Mideast crisis goes 'from bad to worse' as truce shatters
JERUSALEM — Terrorists in Gaza broke a temporary cease-fire by launching rockets at Israel on Tuesday, and Israel responded with airstrikes.
The resumption of hostilities shut down talks in Cairo that seek a permanent truce between Israel and Hamas after more than a month of war.
The two sides, although exhausted by the conflict, vowed to continue fighting. Each side, Israeli Prime Minister Benjamin Netanyahu and Gaza's Hamas leadership, insists on demands that the other rejects.
Amid the renewed rocket fire and airstrikes, the chances of a lasting truce appear dim. Instead, it seems likely that Israel may make some unilateral concessions, such as easing restrictions on imports of building materials to the Gaza Strip, as long as Hamas refrains from rocket attacks.
Hamas and the other terrorist factions in Gaza fired more than 50 rockets at Israel. Sirens sounded over Jerusalem, and a rocket landed on a highway near Tel Aviv. No injuries were reported.
Ghassan Khatib, a Palestinian political analyst based in the West Bank city of Ramallah, said the future may be marked by fragile, informal cease-fires that are broken by rocket attacks from Gaza and Israeli responses.
“But we won't go back to a full-fledged war, because the cost is too high,” he said.
Hamas and Israel have fought two previous small-scale wars. In 2009, hostilities ended without a formal truce. In 2012, Egypt brokered a cease-fire, but it was repeatedly breached.
Leaders of Hamas blame Israel for the collapse of the Cairo talks. Hamas spokesman Sami Abu Zuhri said, “Israel's foot-dragging proves it has no will to reach a truce deal,” according to the Israeli newspaper Haaretz.
Islamic Jihad leader Khaled al-Batsh told the Palestinian news agency Maan that the Israelis were refusing to make concessions and attempting to break the Palestinians' will.
Lt. Col. Peter Lerner, a senior spokesman for the Israel Defense Forces, said terrorists in Gaza broke the latest 24-hour cease-fire by first shooting rockets at southern Israel. Later, he said, Hamas fired longer-range rockets at Jerusalem and Tel Aviv.
“The situation between Israel and the Palestinians is in very deep and dangerous crisis, which has gone from bad to worse in the last two months,” said Yoram Meital, chairman of the Chaim Herzog Center for Middle East Studies and Diplomacy at Ben-Gurion University in Israel.
“I think the chance of a comprehensive agreement is incredibly low, because the sides, Israel and Hamas, prefer a cease-fire without an agreement, rather than an agreement that requires compromise on core demands,” Meital said.
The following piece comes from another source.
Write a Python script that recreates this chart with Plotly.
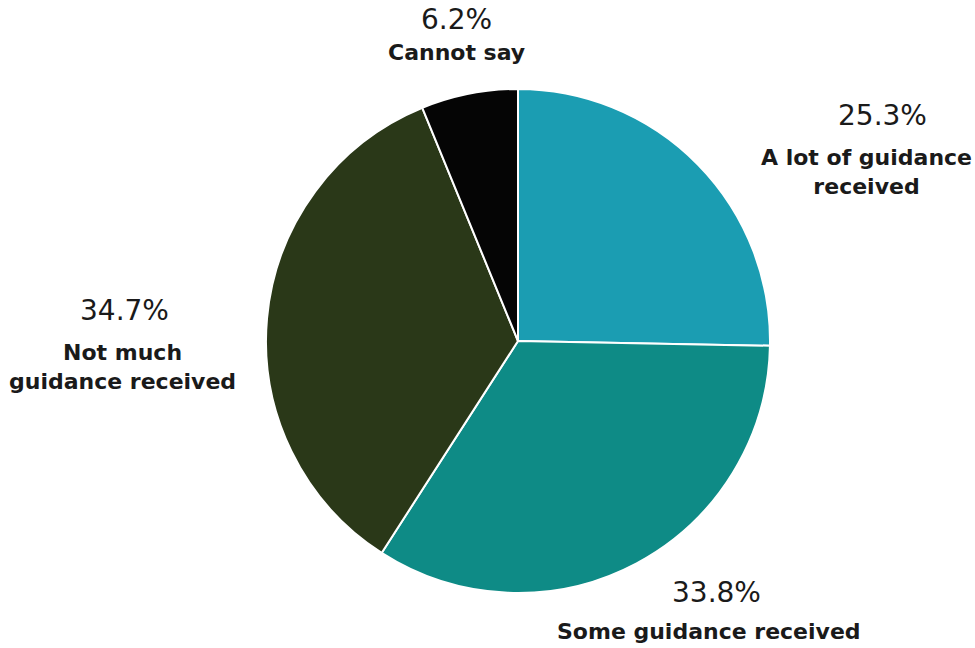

In the negotiations in Cairo, Israel was seeking guarantees of “peace and quiet,” a cessation of rocket fire and tunnel operations, and, ultimately, the disarming of Hamas and the demilitarization of the Gaza Strip.
Hamas and the Palestinian Authority in the West Bank want an end to “the siege” on Gaza, an opening of border crossings and the lifting of trade and travel restrictions imposed by Israel and Egypt that have turned the coastal enclave into what the Palestinians call “an open-air prison.”
The Palestinians want to rehabilitate Gaza's Yasser Arafat International Airport, which has been closed for 13 years, and build a seaport, so they do not have to depend on Israel and Egypt for gateways to the world.
Israeli Intelligence Minister Yuval Steinitz told Army Radio that a seaport without demilitarization would essentially mean “duty-free rockets” for Hamas.
Hamas is in a difficult position. The Islamist resistance movement has fought the most powerful military in the Middle East for more than a month. Its rockets have shut down Israel's Ben Gurion Airport for 24 hours.
But Hamas is diplomatically isolated and cut off from its sources of money and arms. Gaza's economy is in ruins. Tens of thousands of homes have been damaged or destroyed in the conflict.